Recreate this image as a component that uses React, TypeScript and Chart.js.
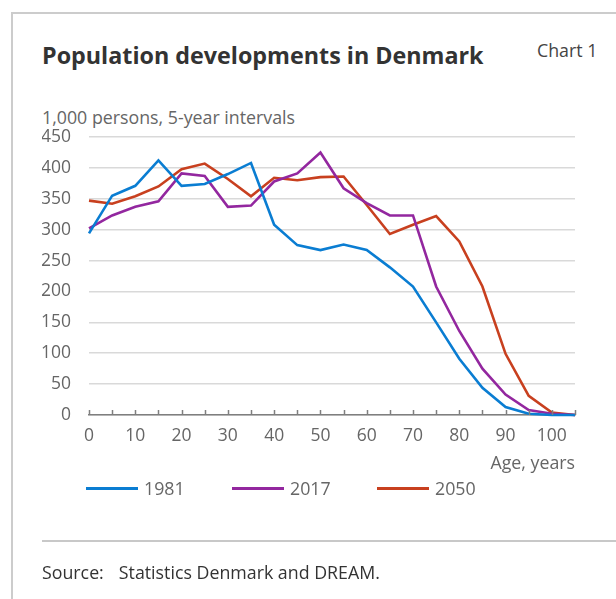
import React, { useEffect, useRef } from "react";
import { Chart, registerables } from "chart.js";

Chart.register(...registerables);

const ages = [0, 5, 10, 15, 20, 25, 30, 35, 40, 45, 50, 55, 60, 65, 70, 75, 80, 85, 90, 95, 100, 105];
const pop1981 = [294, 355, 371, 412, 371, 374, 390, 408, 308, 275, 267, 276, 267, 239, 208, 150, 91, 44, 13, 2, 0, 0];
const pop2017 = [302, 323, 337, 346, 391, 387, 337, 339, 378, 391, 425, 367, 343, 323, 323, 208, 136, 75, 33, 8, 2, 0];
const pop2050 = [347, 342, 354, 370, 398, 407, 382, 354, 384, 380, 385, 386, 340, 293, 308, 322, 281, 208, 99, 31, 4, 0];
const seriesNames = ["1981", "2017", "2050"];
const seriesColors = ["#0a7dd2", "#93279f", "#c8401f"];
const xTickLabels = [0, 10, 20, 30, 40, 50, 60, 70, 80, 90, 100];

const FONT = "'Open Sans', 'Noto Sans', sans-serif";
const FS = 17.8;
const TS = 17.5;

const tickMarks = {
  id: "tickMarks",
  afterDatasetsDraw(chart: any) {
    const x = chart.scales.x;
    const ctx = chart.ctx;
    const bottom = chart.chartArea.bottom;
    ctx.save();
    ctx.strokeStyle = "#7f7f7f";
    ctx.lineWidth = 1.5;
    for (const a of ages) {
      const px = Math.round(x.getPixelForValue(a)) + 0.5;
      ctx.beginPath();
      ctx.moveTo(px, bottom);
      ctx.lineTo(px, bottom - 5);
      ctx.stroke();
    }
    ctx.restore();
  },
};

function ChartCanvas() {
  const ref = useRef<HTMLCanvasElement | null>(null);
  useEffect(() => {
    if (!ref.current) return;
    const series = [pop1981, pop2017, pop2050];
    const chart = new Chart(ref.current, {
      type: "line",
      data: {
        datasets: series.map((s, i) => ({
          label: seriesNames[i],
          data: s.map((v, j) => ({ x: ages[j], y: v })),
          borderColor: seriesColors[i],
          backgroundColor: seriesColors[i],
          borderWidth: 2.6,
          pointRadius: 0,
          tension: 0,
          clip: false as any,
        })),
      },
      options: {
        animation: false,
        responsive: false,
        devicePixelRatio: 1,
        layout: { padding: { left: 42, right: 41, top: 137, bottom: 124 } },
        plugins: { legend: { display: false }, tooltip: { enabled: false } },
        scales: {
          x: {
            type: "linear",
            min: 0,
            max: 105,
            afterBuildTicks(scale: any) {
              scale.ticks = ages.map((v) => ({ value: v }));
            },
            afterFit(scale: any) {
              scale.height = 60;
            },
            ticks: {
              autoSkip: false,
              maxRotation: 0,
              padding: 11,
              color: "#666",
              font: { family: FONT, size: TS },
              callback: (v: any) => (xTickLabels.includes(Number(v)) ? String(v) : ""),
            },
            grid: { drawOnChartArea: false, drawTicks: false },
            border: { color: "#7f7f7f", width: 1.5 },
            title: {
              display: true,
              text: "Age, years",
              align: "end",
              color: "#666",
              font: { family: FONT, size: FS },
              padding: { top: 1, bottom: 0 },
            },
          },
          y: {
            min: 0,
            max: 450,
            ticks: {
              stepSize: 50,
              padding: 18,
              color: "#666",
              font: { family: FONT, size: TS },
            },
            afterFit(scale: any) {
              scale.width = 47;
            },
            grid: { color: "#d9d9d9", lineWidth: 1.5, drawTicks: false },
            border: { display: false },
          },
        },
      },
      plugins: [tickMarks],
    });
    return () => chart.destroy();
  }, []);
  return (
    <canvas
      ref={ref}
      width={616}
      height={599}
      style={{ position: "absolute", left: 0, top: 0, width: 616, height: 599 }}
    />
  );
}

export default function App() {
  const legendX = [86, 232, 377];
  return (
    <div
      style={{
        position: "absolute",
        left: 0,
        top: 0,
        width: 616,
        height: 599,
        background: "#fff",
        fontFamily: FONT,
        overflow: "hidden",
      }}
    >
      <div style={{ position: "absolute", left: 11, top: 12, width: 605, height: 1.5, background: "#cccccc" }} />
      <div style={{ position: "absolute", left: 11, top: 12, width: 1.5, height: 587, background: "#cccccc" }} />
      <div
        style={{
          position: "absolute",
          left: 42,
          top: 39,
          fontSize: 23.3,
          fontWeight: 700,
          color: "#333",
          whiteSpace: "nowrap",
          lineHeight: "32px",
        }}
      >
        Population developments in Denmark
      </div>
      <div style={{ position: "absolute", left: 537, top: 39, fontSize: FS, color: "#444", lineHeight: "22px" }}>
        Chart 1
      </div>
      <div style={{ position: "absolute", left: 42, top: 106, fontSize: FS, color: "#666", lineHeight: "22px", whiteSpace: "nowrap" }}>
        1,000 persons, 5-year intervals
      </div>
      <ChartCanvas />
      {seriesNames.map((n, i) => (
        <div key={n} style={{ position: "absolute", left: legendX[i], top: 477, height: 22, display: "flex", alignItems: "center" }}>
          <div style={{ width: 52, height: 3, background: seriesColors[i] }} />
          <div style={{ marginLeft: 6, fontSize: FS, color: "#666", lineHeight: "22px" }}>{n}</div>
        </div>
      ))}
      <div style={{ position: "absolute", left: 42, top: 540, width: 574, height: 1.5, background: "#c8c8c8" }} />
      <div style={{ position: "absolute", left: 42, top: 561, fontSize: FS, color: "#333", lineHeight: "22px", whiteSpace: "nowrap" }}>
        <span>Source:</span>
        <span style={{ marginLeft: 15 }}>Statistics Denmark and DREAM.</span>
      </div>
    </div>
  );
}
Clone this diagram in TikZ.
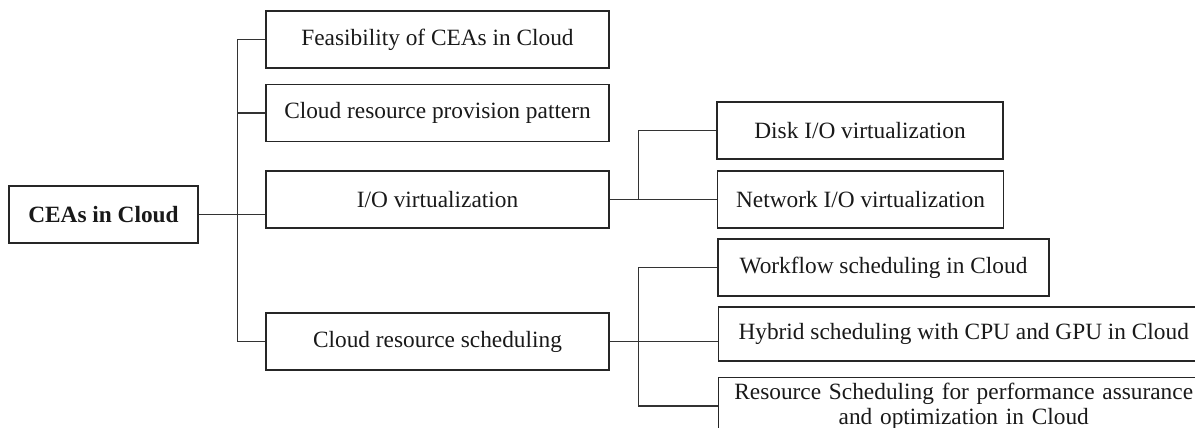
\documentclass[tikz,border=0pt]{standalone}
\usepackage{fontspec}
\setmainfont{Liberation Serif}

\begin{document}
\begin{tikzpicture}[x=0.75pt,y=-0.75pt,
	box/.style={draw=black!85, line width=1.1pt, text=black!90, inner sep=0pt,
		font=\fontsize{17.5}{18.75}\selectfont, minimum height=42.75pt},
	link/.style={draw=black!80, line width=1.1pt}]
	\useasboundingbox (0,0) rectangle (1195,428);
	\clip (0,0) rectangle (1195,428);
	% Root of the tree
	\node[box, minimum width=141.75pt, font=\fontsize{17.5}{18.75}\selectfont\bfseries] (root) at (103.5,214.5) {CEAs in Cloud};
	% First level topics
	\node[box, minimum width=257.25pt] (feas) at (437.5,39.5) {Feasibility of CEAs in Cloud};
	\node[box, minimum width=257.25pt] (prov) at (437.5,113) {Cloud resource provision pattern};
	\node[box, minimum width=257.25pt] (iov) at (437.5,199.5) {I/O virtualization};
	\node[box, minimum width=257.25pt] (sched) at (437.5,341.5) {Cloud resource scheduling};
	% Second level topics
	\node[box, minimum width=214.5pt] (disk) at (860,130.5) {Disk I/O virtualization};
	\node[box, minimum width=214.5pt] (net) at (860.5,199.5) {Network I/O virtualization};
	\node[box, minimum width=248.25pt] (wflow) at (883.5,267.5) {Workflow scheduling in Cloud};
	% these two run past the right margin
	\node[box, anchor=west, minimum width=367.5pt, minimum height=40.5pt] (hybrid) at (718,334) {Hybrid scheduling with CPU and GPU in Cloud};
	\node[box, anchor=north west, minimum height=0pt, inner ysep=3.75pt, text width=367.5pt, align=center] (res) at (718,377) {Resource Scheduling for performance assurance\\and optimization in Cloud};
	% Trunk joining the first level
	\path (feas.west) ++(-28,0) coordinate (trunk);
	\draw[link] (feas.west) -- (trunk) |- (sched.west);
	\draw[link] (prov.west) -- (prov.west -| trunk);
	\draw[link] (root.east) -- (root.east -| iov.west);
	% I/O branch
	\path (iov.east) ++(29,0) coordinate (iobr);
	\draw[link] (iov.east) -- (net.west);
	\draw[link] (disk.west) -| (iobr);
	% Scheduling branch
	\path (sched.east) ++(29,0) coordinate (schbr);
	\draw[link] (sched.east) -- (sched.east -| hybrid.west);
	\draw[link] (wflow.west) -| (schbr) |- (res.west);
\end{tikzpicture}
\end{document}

*Exercise directions*.
Copy nothing but the lines from the top of the material through the line holding "Chart.register(...registerables);", exactly as written; omit pictures.

*Solution to this problem*.
Recreate this image as a component that uses React, TypeScript and Chart.js.
import React, { useEffect, useRef } from "react";
import { Chart, registerables } from "chart.js";

Chart.register(...registerables);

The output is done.